TASK OBJECTIVE = Set down the data below from its first line to the line holding "fig.patch.set_facecolor('white')", inclusive; omit all pictures.

SUPPLIED DATA =
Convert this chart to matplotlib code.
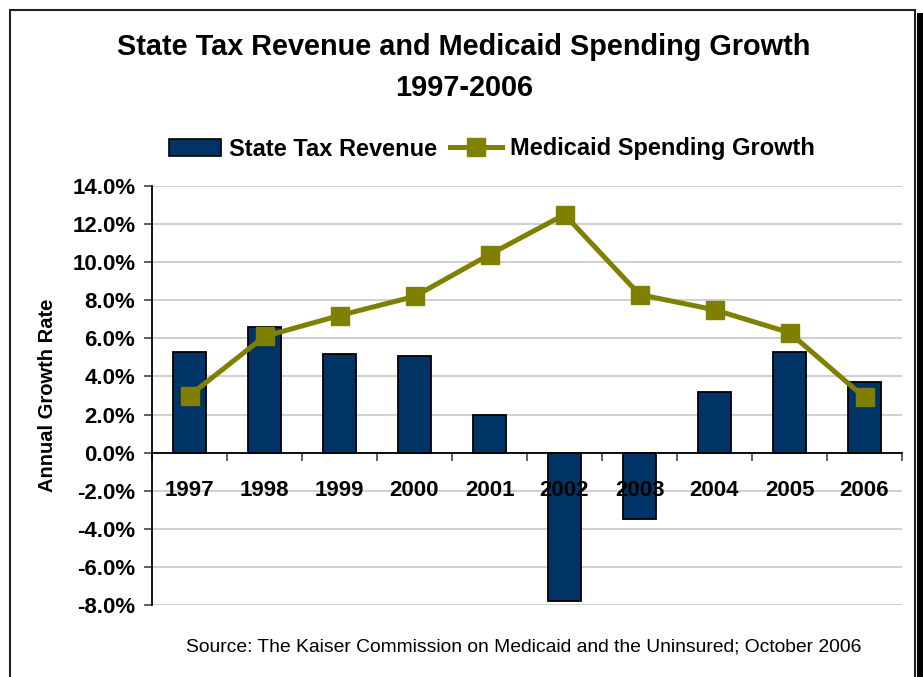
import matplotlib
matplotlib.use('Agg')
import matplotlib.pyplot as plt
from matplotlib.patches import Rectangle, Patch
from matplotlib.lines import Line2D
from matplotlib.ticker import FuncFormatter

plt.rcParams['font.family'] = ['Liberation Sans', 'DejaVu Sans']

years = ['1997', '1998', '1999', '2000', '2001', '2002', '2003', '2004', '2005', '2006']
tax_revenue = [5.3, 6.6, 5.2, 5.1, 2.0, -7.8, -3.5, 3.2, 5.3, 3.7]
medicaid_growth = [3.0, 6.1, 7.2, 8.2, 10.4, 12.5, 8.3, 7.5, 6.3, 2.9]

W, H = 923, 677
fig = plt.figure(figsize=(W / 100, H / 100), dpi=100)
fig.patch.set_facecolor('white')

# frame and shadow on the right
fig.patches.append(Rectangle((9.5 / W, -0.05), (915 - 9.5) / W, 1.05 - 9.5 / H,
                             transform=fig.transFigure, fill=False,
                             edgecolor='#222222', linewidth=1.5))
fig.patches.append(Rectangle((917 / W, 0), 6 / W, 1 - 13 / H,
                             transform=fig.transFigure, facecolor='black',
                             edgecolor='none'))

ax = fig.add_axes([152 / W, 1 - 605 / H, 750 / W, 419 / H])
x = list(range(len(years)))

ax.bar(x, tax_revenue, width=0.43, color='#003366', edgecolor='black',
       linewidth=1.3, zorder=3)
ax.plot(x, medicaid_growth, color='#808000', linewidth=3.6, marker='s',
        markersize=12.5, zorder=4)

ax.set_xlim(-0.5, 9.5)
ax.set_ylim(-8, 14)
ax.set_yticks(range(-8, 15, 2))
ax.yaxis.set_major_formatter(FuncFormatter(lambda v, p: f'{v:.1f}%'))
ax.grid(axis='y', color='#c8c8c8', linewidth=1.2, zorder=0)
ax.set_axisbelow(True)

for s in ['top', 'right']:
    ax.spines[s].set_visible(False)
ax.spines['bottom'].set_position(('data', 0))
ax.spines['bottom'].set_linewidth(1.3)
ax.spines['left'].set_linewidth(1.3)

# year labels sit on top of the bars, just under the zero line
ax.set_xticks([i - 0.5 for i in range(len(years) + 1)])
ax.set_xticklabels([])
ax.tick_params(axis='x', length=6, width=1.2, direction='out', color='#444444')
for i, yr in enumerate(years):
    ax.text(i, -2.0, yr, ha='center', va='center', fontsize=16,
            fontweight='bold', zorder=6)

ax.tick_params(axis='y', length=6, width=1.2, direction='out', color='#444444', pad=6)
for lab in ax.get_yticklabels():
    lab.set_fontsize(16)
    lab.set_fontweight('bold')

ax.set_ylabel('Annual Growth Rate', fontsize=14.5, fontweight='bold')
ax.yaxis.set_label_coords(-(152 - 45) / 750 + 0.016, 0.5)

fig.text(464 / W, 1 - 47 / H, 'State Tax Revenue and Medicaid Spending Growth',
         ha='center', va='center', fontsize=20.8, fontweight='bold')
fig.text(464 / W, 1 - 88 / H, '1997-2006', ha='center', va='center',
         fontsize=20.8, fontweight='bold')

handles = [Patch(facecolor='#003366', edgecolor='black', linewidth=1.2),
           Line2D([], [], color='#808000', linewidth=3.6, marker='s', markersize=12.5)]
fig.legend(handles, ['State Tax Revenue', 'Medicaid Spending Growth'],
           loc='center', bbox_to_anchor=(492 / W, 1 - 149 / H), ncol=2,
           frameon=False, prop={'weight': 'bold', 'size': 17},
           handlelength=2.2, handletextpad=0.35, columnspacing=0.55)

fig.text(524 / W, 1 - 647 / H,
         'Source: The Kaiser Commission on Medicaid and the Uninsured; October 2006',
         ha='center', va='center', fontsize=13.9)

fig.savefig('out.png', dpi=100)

TASK OUTPUT =
Convert this chart to matplotlib code.
import matplotlib
matplotlib.use('Agg')
import matplotlib.pyplot as plt
from matplotlib.patches import Rectangle, Patch
from matplotlib.lines import Line2D
from matplotlib.ticker import FuncFormatter

plt.rcParams['font.family'] = ['Liberation Sans', 'DejaVu Sans']

years = ['1997', '1998', '1999', '2000', '2001', '2002', '2003', '2004', '2005', '2006']
tax_revenue = [5.3, 6.6, 5.2, 5.1, 2.0, -7.8, -3.5, 3.2, 5.3, 3.7]
medicaid_growth = [3.0, 6.1, 7.2, 8.2, 10.4, 12.5, 8.3, 7.5, 6.3, 2.9]

W, H = 923, 677
fig = plt.figure(figsize=(W / 100, H / 100), dpi=100)
fig.patch.set_facecolor('white')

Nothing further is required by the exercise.